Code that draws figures
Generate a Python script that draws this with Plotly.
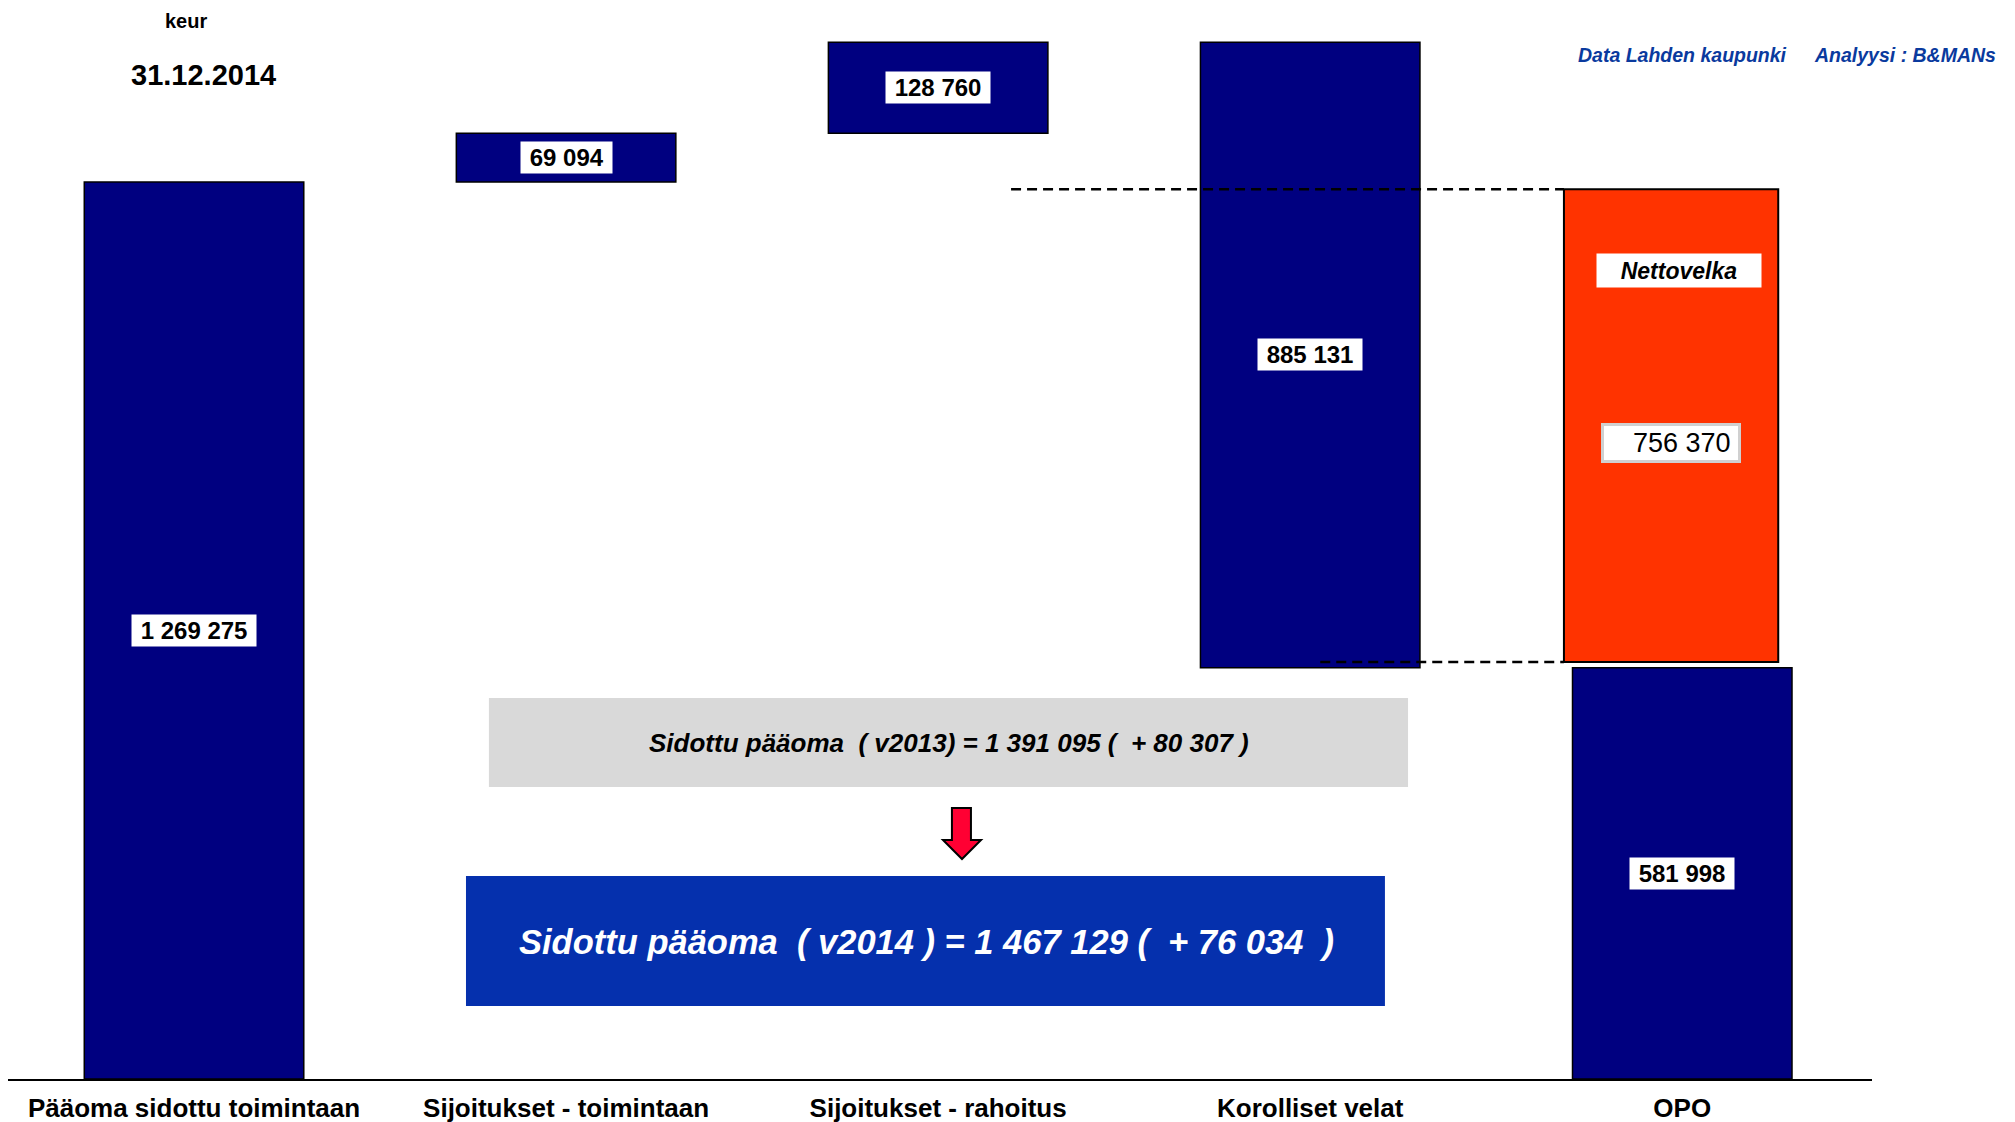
import plotly.graph_objects as go

# ---- data (keur, 31.12.2014) ----
categories = ["Pääoma sidottu toimintaan", "Sijoitukset - toimintaan",
              "Sijoitukset - rahoitus", "Korolliset velat", "OPO"]
paaoma = 1269275
sijoitukset_toim = 69094
sijoitukset_rah = 128760
korolliset_velat = 885131
opo = 581998
nettovelka = 756370
# Nettovelka box as drawn in the picture (estimated extent, keur)
nettovelka_box = [590000, 1259000]
value_labels = ["1 269 275", "69 094", "128 760", "885 131", "581 998"]
nettovelka_label = "756 370"
sidottu_2013 = "Sidottu pääoma\u00a0\u00a0( v2013) = 1 391 095 (\u00a0\u00a0+ 80 307 )"
sidottu_2014 = "Sidottu pääoma\u00a0\u00a0( v2014 ) = 1 467 129 (\u00a0\u00a0+ 76 034\u00a0\u00a0)"

total = paaoma + sijoitukset_toim + sijoitukset_rah
values = [paaoma, sijoitukset_toim, sijoitukset_rah, korolliset_velat, opo]
bases = [0, paaoma, paaoma + sijoitukset_toim, total - korolliset_velat, 0]

NAVY = "#000080"
ORANGE = "#FF3300"
FONT = "Arial, Liberation Sans, sans-serif"

fig = go.Figure()
fig.add_trace(go.Bar(
    x=categories, y=values, base=bases, width=0.59,
    marker=dict(color=NAVY, line=dict(color="black", width=1.5)),
    hoverinfo="skip", showlegend=False,
))
fig.add_trace(go.Bar(
    x=[categories[4]], y=[nettovelka_box[1] - nettovelka_box[0]], base=[nettovelka_box[0]],
    width=0.576, offset=-0.318,
    marker=dict(color=ORANGE, line=dict(color="black", width=2)),
    hoverinfo="skip", showlegend=False,
))

annotations = []
for c, b, v, t in zip(categories, bases, values, value_labels):
    annotations.append(dict(
        x=c, y=b + v / 2, xref="x", yref="y", text="\u00a0" + t + "\u00a0",
        showarrow=False, bgcolor="white", borderpad=2,
        xanchor="center", yanchor="middle",
        font=dict(family=FONT, size=24, color="black", weight="bold"),
    ))

nh = nettovelka_box[1] - nettovelka_box[0]
annotations.append(dict(
    x=3.99, y=nettovelka_box[1] - 0.171 * nh, xref="x", yref="y",
    text="Nettovelka", showarrow=False, bgcolor="white", borderpad=0,
    width=164, height=33, xanchor="center", yanchor="middle",
    font=dict(family=FONT, size=23, color="black", weight="bold", style="italic"),
))
annotations.append(dict(
    x=3.97, y=nettovelka_box[1] - 0.537 * nh, xref="x", yref="y",
    text=nettovelka_label + "\u00a0", showarrow=False, bgcolor="white",
    bordercolor="#d0d0d0", borderwidth=3, borderpad=0, width=134, height=34, align="right",
    xanchor="center", yanchor="middle",
    font=dict(family=FONT, size=27, color="black"),
))

annotations += [
    dict(x=0.0955, y=1.0050, xref="paper", yref="paper", text="keur", showarrow=False,
         xanchor="center", yanchor="middle",
         font=dict(family=FONT, size=20, color="black", weight="bold")),
    dict(x=0.1049, y=0.9535, xref="paper", yref="paper", text="31.12.2014", showarrow=False,
         xanchor="center", yanchor="middle",
         font=dict(family=FONT, size=29, color="black", weight="bold")),
    dict(x=0.9555, y=0.9725, xref="paper", yref="paper", xanchor="right", yanchor="middle",
         text="Data Lahden kaupunki", showarrow=False,
         font=dict(family=FONT, size=19.5, color="#0A3A9E", weight="bold", style="italic")),
    dict(x=0.9678, y=0.9725, xref="paper", yref="paper", xanchor="left", yanchor="middle",
         text="Analyysi : B&MANs", showarrow=False,
         font=dict(family=FONT, size=19.5, color="#0A3A9E", weight="bold", style="italic")),
    dict(x=0.5048, y=0.3191, xref="paper", yref="paper", text=sidottu_2013, showarrow=False,
         xanchor="center", yanchor="middle",
         font=dict(family=FONT, size=26, color="black", weight="bold", style="italic")),
    dict(x=0.4930, y=0.1301, xref="paper", yref="paper", text=sidottu_2014, showarrow=False,
         xanchor="center", yanchor="middle",
         font=dict(family=FONT, size=34.5, color="white", weight="bold", style="italic")),
]

shapes = [
    dict(type="rect", xref="paper", yref="paper", x0=0.2580, x1=0.7511, y0=0.2773, y1=0.3618,
         fillcolor="#D9D9D9", line=dict(width=0), layer="below"),
    dict(type="rect", xref="paper", yref="paper", x0=0.2457, x1=0.7387, y0=0.0693, y1=0.1928,
         fillcolor="#0530AD", line=dict(width=0), layer="below"),
    dict(type="path", xref="paper", yref="paper",
         path="M 0.5064 0.2574 L 0.5166 0.2574 L 0.5166 0.2270 L 0.5220 0.2270 "
              "L 0.5118 0.2089 L 0.5016 0.2270 L 0.5064 0.2270 Z",
         fillcolor="#FF0033", line=dict(color="black", width=2)),
    dict(type="line", xref="x", yref="y", x0=2.196, x1=3.682,
         y0=nettovelka_box[1], y1=nettovelka_box[1],
         line=dict(color="black", width=2.5, dash="10px,6px"), layer="above"),
    dict(type="line", xref="x", yref="y", x0=3.027, x1=3.682,
         y0=nettovelka_box[0], y1=nettovelka_box[0],
         line=dict(color="black", width=2.5, dash="10px,6px"), layer="above"),
]

fig.update_layout(
    width=2007, height=1114,
    margin=dict(l=0, r=143, t=18, b=43, autoexpand=False),
    paper_bgcolor="white", plot_bgcolor="white",
    barmode="overlay", showlegend=False,
    annotations=annotations, shapes=shapes,
    xaxis=dict(type="category", range=[-0.5, 4.51], showgrid=False, zeroline=False,
               showline=True, linecolor="black", linewidth=2, ticks="", automargin=False,
               tickfont=dict(family=FONT, size=26, color="black", weight="bold"),
               ticklabelstandoff=5, fixedrange=True),
    yaxis=dict(range=[0, 1490000], visible=False, showgrid=False, zeroline=False,
               automargin=False, fixedrange=True),
)

fig.write_html("out.html", config={"displayModeBar": False})
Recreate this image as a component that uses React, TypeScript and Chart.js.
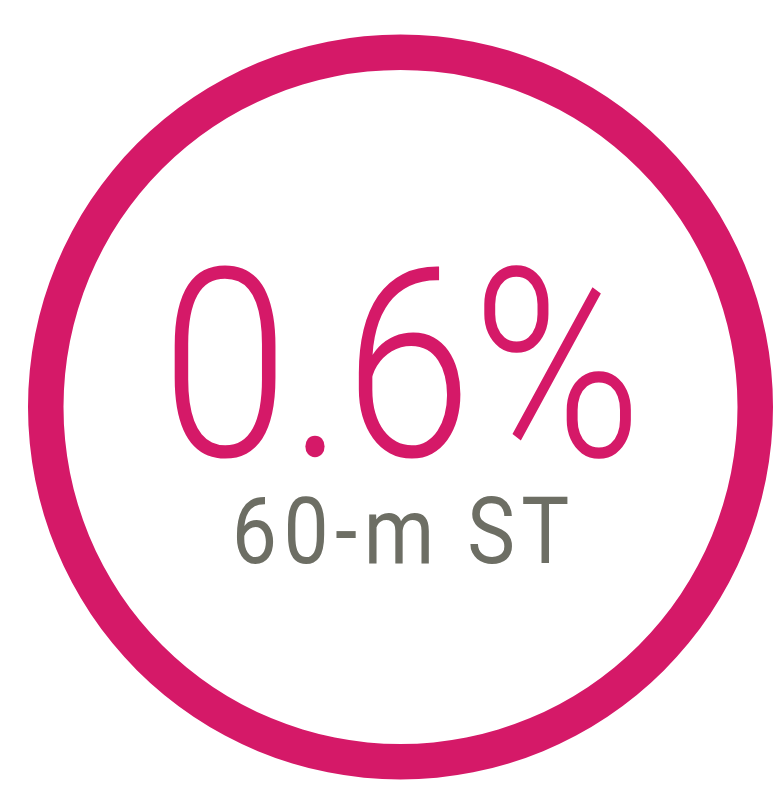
import React, { useEffect, useRef } from "react";
import { Chart, registerables } from "chart.js";

Chart.register(...registerables);

const ringLabels = ["60-m ST"];
const ringValues = [100];
const valueLabel = "0.6%";
const subLabel = "60-m ST";

const PINK = "#D51968";
const GRAY = "#6D6E64";

function drawFitted(
  ctx: CanvasRenderingContext2D,
  text: string,
  weight: string,
  color: string,
  centerX: number,
  baseline: number,
  targetW: number,
  targetH: number,
  spacing: number
) {
  ctx.save();
  const base = 100;
  ctx.font = `${weight} ${base}px Roboto`;
  (ctx as any).letterSpacing = `${spacing}px`;
  let m = ctx.measureText(text);
  const size = (base * targetH) / m.actualBoundingBoxAscent;
  ctx.font = `${weight} ${size}px Roboto`;
  (ctx as any).letterSpacing = `${(spacing * size) / base}px`;
  m = ctx.measureText(text);
  const w = m.actualBoundingBoxLeft + m.actualBoundingBoxRight;
  const sx = targetW / w;
  ctx.translate(centerX, baseline);
  ctx.scale(sx, 1);
  ctx.fillStyle = color;
  ctx.textAlign = "left";
  ctx.textBaseline = "alphabetic";
  ctx.fillText(text, -(m.actualBoundingBoxRight - m.actualBoundingBoxLeft) / 2, 0);
  ctx.restore();
}

const centerText = {
  id: "centerText",
  afterDraw(chart: any) {
    const arc = chart.getDatasetMeta(0).data[0];
    if (!arc) return;
    const ctx = chart.ctx as CanvasRenderingContext2D;
    drawFitted(ctx, valueLabel, "300", PINK, arc.x + 2.5, arc.y + 49, 462, 193, 0);
    drawFitted(ctx, subLabel, "400", GRAY, arc.x + 2, arc.y + 156, 331, 68, 8);
  },
};

export default function App() {
  const ref = useRef<HTMLCanvasElement | null>(null);
  useEffect(() => {
    if (!ref.current) return;
    const chart = new Chart(ref.current, {
      type: "doughnut",
      data: {
        labels: ringLabels,
        datasets: [
          {
            data: ringValues,
            backgroundColor: PINK,
            borderWidth: 0,
            hoverOffset: 0,
          },
        ],
      },
      options: {
        animation: false,
        responsive: true,
        maintainAspectRatio: false,
        cutout: 337,
        layout: { padding: { left: 28, right: 0, top: 34, bottom: 6 } },
        plugins: {
          legend: { display: false },
          tooltip: { enabled: false },
        },
        events: [],
      },
      plugins: [centerText],
    });
    return () => chart.destroy();
  }, []);
  return (
    <div
      style={{
        position: "fixed",
        left: 0,
        top: 0,
        width: 773,
        height: 786,
        background: "#ffffff",
      }}
    >
      <canvas ref={ref} />
    </div>
  );
}
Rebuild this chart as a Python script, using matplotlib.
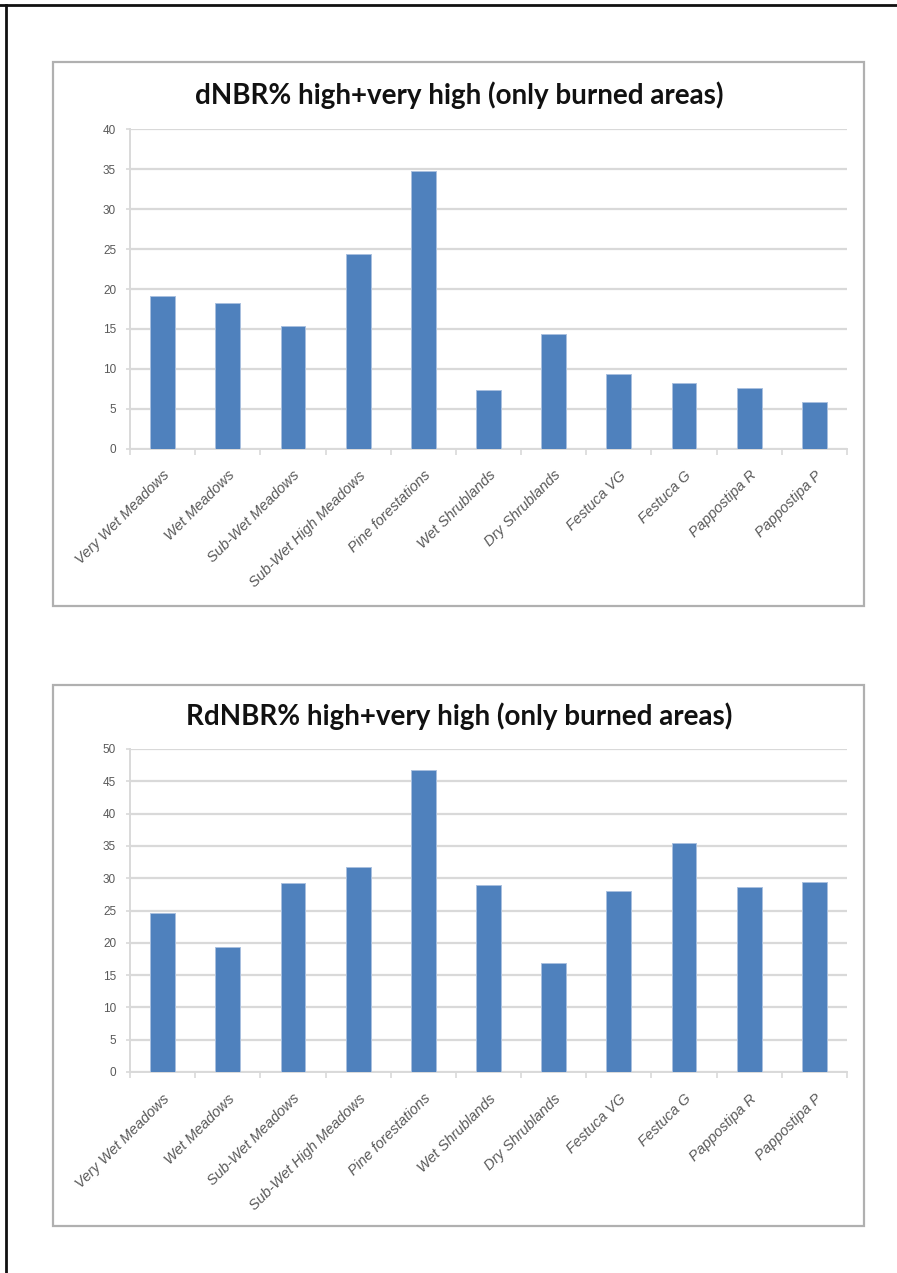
import matplotlib
matplotlib.use("Agg")
import matplotlib.pyplot as plt
from matplotlib.patches import Rectangle
from matplotlib.lines import Line2D
import numpy as np

W = 897
H = 1273

categories = ["Very Wet Meadows", "Wet Meadows", "Sub-Wet Meadows",
              "Sub-Wet High Meadows", "Pine forestations", "Wet Shrublands",
              "Dry Shrublands", "Festuca VG", "Festuca G", "Pappostipa R",
              "Pappostipa P"]
dnbr = [19.1, 18.2, 15.4, 24.4, 34.8, 7.4, 14.4, 9.3, 8.2, 7.6, 5.8]
rdnbr = [24.6, 19.4, 29.3, 31.7, 46.7, 29.0, 16.9, 28.0, 35.4, 28.6, 29.4]

BAR = "#4f81bd"
GRID = "#d9d9d9"
TXT = "#595959"

plt.rcParams["font.family"] = ["Liberation Sans", "DejaVu Sans"]

fig = plt.figure(figsize=(W / 100, H / 100), dpi=100)


def rect(x0, y0, x1, y1):
    # pixel box (top-left origin) -> figure fraction [l, b, w, h]
    return [x0 / W, 1 - y1 / H, (x1 - x0) / W, (y1 - y0) / H]


def frame(x0, y0, x1, y1):
    l, b, w, h = rect(x0, y0, x1, y1)
    fig.patches.append(Rectangle((l, b), w, h, transform=fig.transFigure,
                                 fill=False, edgecolor="#b0b0b0", lw=1.6))


def bar_chart(pos, values, ymax, title, title_y, title_size):
    ax = fig.add_axes(rect(*pos))
    x = np.arange(len(values))
    ax.bar(x, values, width=0.38, color=BAR, edgecolor="#a9c0df",
           linewidth=0.7, zorder=3)
    ax.set_xlim(-0.5, len(values) - 0.5)
    ax.set_ylim(0, ymax)
    ax.set_yticks(np.arange(0, ymax + 1, 5))
    ax.yaxis.grid(True, color=GRID, lw=1.6, zorder=0)
    ax.set_axisbelow(True)
    for s in ["top", "right"]:
        ax.spines[s].set_visible(False)
    for s in ["left", "bottom"]:
        ax.spines[s].set_color(GRID)
        ax.spines[s].set_linewidth(1.4)
    ax.tick_params(axis="y", length=3, color=GRID, width=1.2,
                   labelsize=8.5, labelcolor=TXT, pad=7)
    ax.set_xticks(x)
    ax.set_xticklabels(categories, rotation=45, ha="right",
                       rotation_mode="anchor", fontsize=10.5, color=TXT,
                       fontstyle="italic")
    ax.tick_params(axis="x", length=0, pad=14)
    ax.set_xticks(np.arange(-0.5, len(values), 1), minor=True)
    ax.tick_params(axis="x", which="minor", length=4, color=GRID, width=1.2)
    fig.text(459 / W, 1 - title_y / H, title,
             ha="center", va="center", fontsize=title_size,
             fontweight="bold", family="Lato", color="#111111")
    return ax


# page edges
fig.lines.append(Line2D([0, 1], [1 - 5 / H, 1 - 5 / H],
                        transform=fig.transFigure, color="#111111", lw=2))
fig.lines.append(Line2D([6 / W, 6 / W], [0, 1 - 5 / H],
                        transform=fig.transFigure, color="#111111", lw=2))

frame(53, 62, 863.5, 606)
frame(53, 685, 863.5, 1226)

bar_chart((130, 129.3, 847, 448.7), dnbr, 40,
          "dNBR% high+very high (only burned areas)", 95, 20)
bar_chart((130, 749, 847, 1072), rdnbr, 50,
          "RdNBR% high+very high (only burned areas)", 716, 20)

fig.savefig("out.png", dpi=100)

What is expected: Extract the lines exactly, please: the first line of the listing, the line with "import plotly.graph_objects as go", and every line between them, but no pictures.

Result for this task:
Generate a Python script that draws this with Plotly.
import plotly.graph_objects as go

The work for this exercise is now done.